Source material →
****************************************
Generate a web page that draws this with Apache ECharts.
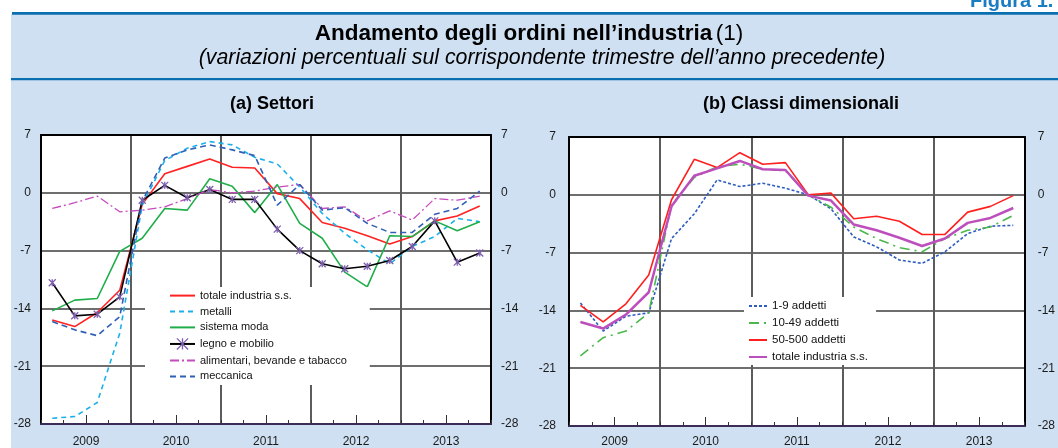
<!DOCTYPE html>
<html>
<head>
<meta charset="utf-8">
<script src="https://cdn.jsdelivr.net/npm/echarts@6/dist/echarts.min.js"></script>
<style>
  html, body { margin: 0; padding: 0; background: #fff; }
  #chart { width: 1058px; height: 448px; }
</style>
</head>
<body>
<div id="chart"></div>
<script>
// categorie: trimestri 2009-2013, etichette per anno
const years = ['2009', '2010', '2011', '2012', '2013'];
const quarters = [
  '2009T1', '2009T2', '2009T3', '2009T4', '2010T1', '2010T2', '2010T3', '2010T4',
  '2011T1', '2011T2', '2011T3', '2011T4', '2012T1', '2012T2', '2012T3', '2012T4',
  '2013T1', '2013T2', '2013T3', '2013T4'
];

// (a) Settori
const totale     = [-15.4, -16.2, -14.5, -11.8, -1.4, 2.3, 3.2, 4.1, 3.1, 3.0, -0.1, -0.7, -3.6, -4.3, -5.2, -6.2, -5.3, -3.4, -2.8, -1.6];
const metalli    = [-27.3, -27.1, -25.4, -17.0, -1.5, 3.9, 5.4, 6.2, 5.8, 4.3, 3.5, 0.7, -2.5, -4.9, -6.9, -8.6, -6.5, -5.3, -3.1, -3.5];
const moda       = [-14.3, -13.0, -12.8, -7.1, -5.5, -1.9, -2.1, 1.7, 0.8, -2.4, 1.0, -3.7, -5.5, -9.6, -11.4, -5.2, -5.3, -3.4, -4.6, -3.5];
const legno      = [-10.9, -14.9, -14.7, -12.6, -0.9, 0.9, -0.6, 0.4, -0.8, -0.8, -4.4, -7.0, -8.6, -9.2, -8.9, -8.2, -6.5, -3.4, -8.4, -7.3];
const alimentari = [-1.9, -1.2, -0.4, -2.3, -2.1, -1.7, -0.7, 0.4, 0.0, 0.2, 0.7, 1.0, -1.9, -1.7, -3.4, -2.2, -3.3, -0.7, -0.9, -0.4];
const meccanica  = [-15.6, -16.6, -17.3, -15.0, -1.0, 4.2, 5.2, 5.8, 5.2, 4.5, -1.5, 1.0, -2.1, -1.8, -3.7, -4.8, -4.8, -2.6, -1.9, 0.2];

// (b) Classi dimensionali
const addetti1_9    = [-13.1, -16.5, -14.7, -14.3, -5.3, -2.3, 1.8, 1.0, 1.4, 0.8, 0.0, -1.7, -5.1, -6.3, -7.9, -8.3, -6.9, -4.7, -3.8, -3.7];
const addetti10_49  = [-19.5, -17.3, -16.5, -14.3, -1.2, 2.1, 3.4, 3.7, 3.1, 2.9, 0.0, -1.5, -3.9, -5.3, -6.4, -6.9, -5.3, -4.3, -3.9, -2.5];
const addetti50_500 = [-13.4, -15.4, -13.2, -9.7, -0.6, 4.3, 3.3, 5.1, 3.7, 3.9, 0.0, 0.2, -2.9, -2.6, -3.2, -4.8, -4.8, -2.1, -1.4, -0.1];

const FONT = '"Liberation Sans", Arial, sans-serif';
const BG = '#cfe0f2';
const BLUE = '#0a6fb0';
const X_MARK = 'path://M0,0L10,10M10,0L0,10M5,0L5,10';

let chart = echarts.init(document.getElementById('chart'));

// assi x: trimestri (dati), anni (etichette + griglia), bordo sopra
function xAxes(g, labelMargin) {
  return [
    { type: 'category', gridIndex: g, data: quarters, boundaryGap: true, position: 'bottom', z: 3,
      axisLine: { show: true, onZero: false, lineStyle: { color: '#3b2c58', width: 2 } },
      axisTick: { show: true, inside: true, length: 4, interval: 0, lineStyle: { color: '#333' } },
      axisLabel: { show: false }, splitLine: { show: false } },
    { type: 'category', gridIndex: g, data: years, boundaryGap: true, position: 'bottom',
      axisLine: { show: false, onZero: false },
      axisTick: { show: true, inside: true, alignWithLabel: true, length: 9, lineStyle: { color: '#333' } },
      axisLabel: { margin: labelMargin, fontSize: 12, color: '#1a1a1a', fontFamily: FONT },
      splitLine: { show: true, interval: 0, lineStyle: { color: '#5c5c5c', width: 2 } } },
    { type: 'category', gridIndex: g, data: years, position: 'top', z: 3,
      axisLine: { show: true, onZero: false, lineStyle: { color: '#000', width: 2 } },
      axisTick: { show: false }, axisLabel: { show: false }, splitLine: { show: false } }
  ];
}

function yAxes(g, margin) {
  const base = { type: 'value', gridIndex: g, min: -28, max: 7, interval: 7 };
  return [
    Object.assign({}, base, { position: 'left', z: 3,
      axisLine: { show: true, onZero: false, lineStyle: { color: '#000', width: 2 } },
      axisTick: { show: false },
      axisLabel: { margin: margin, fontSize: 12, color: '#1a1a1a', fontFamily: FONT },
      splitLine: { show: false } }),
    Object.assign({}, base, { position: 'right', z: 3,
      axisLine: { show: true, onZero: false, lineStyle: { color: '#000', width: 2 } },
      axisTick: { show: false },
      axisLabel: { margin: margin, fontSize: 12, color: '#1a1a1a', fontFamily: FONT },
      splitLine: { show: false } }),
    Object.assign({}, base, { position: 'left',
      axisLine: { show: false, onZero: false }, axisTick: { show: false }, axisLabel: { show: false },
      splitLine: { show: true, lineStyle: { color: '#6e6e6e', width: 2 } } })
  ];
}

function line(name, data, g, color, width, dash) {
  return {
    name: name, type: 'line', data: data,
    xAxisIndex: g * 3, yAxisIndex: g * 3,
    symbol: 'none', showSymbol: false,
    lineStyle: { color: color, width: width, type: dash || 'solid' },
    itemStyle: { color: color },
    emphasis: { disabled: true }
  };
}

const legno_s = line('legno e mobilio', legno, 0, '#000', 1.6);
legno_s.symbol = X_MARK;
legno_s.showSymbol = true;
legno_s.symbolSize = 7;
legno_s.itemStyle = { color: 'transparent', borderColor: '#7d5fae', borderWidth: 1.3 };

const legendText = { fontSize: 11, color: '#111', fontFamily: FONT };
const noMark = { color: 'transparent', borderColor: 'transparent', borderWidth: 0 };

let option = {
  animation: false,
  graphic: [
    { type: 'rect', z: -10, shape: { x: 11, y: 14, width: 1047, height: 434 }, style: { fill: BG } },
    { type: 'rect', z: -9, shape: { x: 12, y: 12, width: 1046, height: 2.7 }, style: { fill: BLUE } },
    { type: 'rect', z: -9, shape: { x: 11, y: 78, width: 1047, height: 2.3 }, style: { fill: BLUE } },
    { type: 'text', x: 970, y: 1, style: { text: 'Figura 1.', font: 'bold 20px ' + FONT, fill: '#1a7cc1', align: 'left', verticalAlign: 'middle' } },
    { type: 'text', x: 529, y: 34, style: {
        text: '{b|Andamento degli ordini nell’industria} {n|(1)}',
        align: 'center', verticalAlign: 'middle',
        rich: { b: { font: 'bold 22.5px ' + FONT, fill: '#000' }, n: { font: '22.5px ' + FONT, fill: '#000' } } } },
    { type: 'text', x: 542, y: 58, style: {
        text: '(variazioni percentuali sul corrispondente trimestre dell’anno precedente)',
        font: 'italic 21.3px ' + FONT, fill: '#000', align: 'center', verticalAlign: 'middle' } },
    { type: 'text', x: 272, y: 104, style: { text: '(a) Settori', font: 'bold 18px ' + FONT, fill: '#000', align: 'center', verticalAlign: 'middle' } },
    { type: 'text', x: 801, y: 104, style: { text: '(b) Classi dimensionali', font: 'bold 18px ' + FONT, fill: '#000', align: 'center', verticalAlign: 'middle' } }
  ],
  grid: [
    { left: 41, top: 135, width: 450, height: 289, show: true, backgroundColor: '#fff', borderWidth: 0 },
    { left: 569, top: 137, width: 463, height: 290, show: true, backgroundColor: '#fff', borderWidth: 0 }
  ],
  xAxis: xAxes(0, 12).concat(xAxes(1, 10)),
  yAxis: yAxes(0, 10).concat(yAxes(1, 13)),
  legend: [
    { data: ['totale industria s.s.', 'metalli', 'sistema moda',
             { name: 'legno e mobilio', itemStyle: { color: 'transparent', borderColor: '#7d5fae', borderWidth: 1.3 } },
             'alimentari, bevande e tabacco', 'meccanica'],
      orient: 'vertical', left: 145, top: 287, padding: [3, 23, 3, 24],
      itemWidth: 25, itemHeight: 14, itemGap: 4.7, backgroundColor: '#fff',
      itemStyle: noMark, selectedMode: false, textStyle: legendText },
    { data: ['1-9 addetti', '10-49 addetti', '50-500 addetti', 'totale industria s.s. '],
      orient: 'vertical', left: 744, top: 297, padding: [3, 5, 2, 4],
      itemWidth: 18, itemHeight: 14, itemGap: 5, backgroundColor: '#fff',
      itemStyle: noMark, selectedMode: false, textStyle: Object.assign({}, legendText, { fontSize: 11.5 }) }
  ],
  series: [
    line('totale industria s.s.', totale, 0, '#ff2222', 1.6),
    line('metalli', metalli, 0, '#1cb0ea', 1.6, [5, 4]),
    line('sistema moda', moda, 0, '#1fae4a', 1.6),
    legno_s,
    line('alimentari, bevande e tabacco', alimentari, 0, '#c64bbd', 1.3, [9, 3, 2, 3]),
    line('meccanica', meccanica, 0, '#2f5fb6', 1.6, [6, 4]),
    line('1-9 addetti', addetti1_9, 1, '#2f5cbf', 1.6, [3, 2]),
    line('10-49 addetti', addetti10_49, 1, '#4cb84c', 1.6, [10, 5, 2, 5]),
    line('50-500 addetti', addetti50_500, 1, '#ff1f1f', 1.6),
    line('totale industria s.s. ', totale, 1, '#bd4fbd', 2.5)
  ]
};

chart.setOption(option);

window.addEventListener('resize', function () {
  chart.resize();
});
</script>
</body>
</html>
****************************************
Set task → The lines from the top of the data above through the one holding "-2.6, -1.9, 0.2];" are to be repeated exactly, and only those, with no pictures.

Completed task →
Generate a web page that draws this with Apache ECharts.
<!DOCTYPE html>
<html>
<head>
<meta charset="utf-8">
<script src="https://cdn.jsdelivr.net/npm/echarts@6/dist/echarts.min.js"></script>
<style>
  html, body { margin: 0; padding: 0; background: #fff; }
  #chart { width: 1058px; height: 448px; }
</style>
</head>
<body>
<div id="chart"></div>
<script>
// categorie: trimestri 2009-2013, etichette per anno
const years = ['2009', '2010', '2011', '2012', '2013'];
const quarters = [
  '2009T1', '2009T2', '2009T3', '2009T4', '2010T1', '2010T2', '2010T3', '2010T4',
  '2011T1', '2011T2', '2011T3', '2011T4', '2012T1', '2012T2', '2012T3', '2012T4',
  '2013T1', '2013T2', '2013T3', '2013T4'
];

// (a) Settori
const totale     = [-15.4, -16.2, -14.5, -11.8, -1.4, 2.3, 3.2, 4.1, 3.1, 3.0, -0.1, -0.7, -3.6, -4.3, -5.2, -6.2, -5.3, -3.4, -2.8, -1.6];
const metalli    = [-27.3, -27.1, -25.4, -17.0, -1.5, 3.9, 5.4, 6.2, 5.8, 4.3, 3.5, 0.7, -2.5, -4.9, -6.9, -8.6, -6.5, -5.3, -3.1, -3.5];
const moda       = [-14.3, -13.0, -12.8, -7.1, -5.5, -1.9, -2.1, 1.7, 0.8, -2.4, 1.0, -3.7, -5.5, -9.6, -11.4, -5.2, -5.3, -3.4, -4.6, -3.5];
const legno      = [-10.9, -14.9, -14.7, -12.6, -0.9, 0.9, -0.6, 0.4, -0.8, -0.8, -4.4, -7.0, -8.6, -9.2, -8.9, -8.2, -6.5, -3.4, -8.4, -7.3];
const alimentari = [-1.9, -1.2, -0.4, -2.3, -2.1, -1.7, -0.7, 0.4, 0.0, 0.2, 0.7, 1.0, -1.9, -1.7, -3.4, -2.2, -3.3, -0.7, -0.9, -0.4];
const meccanica  = [-15.6, -16.6, -17.3, -15.0, -1.0, 4.2, 5.2, 5.8, 5.2, 4.5, -1.5, 1.0, -2.1, -1.8, -3.7, -4.8, -4.8, -2.6, -1.9, 0.2];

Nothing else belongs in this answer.